Mark Gugino is a 70-something old white man. He attended a protest in Buffalo (really, that’s how you yanks name towns?) and cops cracked his skull. I provided the video earlier, clearly it isn’t NSFW. Clearly there could be an issue with cops cracking the skull of a 70 year old. But let’s give them the benefit of the doubt. Then the “good cops” lied about the incident. They then would have gotten away with it if the video wasn’t made public. When the cop involved got charged, what did “the good cops” do? They resigned in protest. You know, because having consequences to actions shouldn’t apply to cops. Guess what else “the good cops” gave the officer who cracked a 70 year old white man’s skull in? Go on guess. Did you guess a standing ovation?

And that’s the problem. That’s what people are protesting against. Not that Bad cops do bad things - it’s that all cops defend them no matter what. And for some reason the Pappadaves/Tucker Carlsons/Blue lives matter people will avoid that discussion no matter what.

Proof, please; and not just anecdotal.

Do ‘good cops’ tend to defend ‘bad cops’? Do ‘good soldiers’ tend to defend ‘bad soldiers’? Do ‘good teachers’ tend to defend ‘bad teachers’?
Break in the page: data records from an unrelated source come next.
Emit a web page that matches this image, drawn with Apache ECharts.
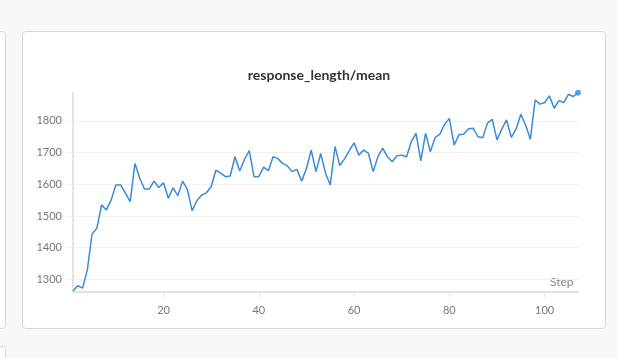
<!DOCTYPE html>
<html>
<head>
<meta charset="utf-8">
<script src="https://cdn.jsdelivr.net/npm/echarts@6/dist/echarts.min.js"></script>
<style>
  html, body { margin: 0; padding: 0; width: 617px; height: 358px; overflow: hidden; background: #f8f8f8; }
  .panel { position: absolute; background: #fff; border: 1px solid #d6d6d6; border-radius: 4px; box-sizing: border-box; }
  #chart { position: absolute; left: 0; top: 0; width: 617px; height: 358px; }
</style>
</head>
<body>
<div class="panel" style="left:-10px; top:31px; width:16px; height:298px;"></div>
<div class="panel" style="left:-10px; top:346px; width:16px; height:40px;"></div>
<div class="panel" style="left:22px; top:31px; width:584px; height:298px;"></div>
<div id="chart"></div>
<script>
const chartTitle = 'response_length/mean';
const xName = 'Step';
const steps = [];
for (let i = 1; i <= 107; i++) steps.push(i);
const responseLength = [
  1263, 1280, 1272, 1329, 1443, 1461, 1535, 1519, 1550, 1598,
  1598, 1572, 1545, 1666, 1619, 1585, 1585, 1610, 1590, 1605,
  1556, 1589, 1564, 1610, 1584, 1517, 1548, 1566, 1573, 1592,
  1645, 1635, 1624, 1626, 1687, 1642, 1679, 1706, 1624, 1624,
  1654, 1643, 1687, 1681, 1666, 1658, 1640, 1647, 1610, 1650,
  1708, 1640, 1697, 1635, 1598, 1719, 1659, 1680, 1706, 1731,
  1692, 1708, 1698, 1640, 1687, 1714, 1687, 1671, 1690, 1692,
  1686, 1734, 1761, 1674, 1761, 1703, 1747, 1758, 1789, 1808,
  1724, 1756, 1758, 1775, 1777, 1750, 1747, 1793, 1805, 1740,
  1774, 1803, 1748, 1774, 1821, 1787, 1742, 1866, 1853, 1858,
  1879, 1840, 1864, 1858, 1884, 1877, 1889
];
const yTicks = [1300, 1400, 1500, 1600, 1700, 1800];
const xTicks = [20, 40, 60, 80, 100];

const lineData = steps.map((s, i) => [s, responseLength[i]]);
const lastPoint = [lineData[lineData.length - 1]];

const chart = echarts.init(document.getElementById('chart'), null, { renderer: 'canvas' });
chart.setOption({
  animation: false,
  backgroundColor: 'transparent',
  title: {
    text: chartTitle,
    left: 314, top: 63, textAlign: 'center',
    textStyle: { fontFamily: 'Lato', fontSize: 14, fontWeight: 'bold', color: '#333' }
  },
  graphic: [{
    type: 'text', left: 550, top: 276,
    style: { text: xName, fill: '#888', font: '12px Lato' }
  }],
  grid: { left: 73, right: 39, top: 92.4, bottom: 66, containLabel: false },
  xAxis: {
    type: 'value', min: 1, max: 107,
    axisLine: { show: true, lineStyle: { color: '#e3e3e3', width: 2 } },
    axisTick: { show: true, customValues: xTicks, length: 5, lineStyle: { color: '#e3e3e3' } },
    axisLabel: { customValues: xTicks, color: '#777', fontFamily: 'Lato', fontSize: 11, margin: 13,
      formatter: v => String(v) },
    splitLine: { show: false }
  },
  yAxis: {
    type: 'value', min: 1260, max: 1890,
    axisLine: { show: true, lineStyle: { color: '#e3e3e3', width: 2 } },
    axisTick: { show: true, customValues: yTicks, length: 6, lineStyle: { color: '#efefef' } },
    axisLabel: { customValues: yTicks, color: '#777', fontFamily: 'Lato', fontSize: 11, margin: 11,
      formatter: v => String(v) },
    splitLine: { show: true, lineStyle: { color: '#f0f0f0', width: 1 } }
  },
  series: [{
    type: 'line', data: lineData, showSymbol: false,
    lineStyle: { color: '#3a8bd9', width: 1.5 }, itemStyle: { color: '#3a8bd9' }
  }, {
    type: 'scatter', data: lastPoint, symbol: 'circle', symbolSize: 6,
    itemStyle: { color: '#3a8bd9' }
  }]
});
</script>
</body>
</html>
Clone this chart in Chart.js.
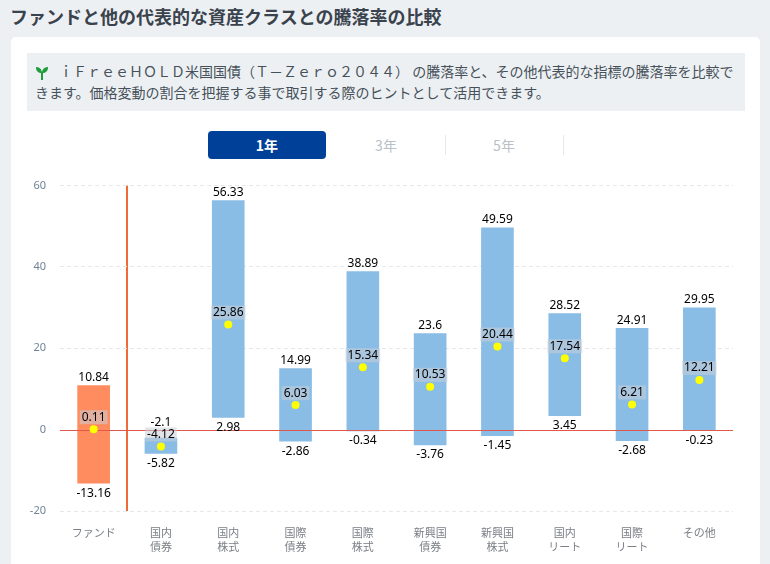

(Here I’m using ‘bad’ to mean ‘bad towards the public/the people they should be serving’, not ‘bad towards other members of their profession’.)

Is it the case, as Adam Smith declared, that ‘People of the same trade seldom meet together, even for merriment and diversion, but the conversation ends in a conspiracy against the publick, or in some contrivance to raise prices’?

Yes. And you can try to combat this, and you should, but, human nature being what it is, you will never eliminate it. Since the police, unlike teachers, have the power of life and death in their hands, we have to be especially serious about scrutinizing them and holding them to account. But those who do so should spend a month riding in the back of a squad car.

And how about soldiers? Don’t they have the power of life and death? Shouldn’t they be held accountable? In theory, yes. But since the victims of the misbehavior of the soldiers of country A, are seldom the citizens of country A, it seldom happens.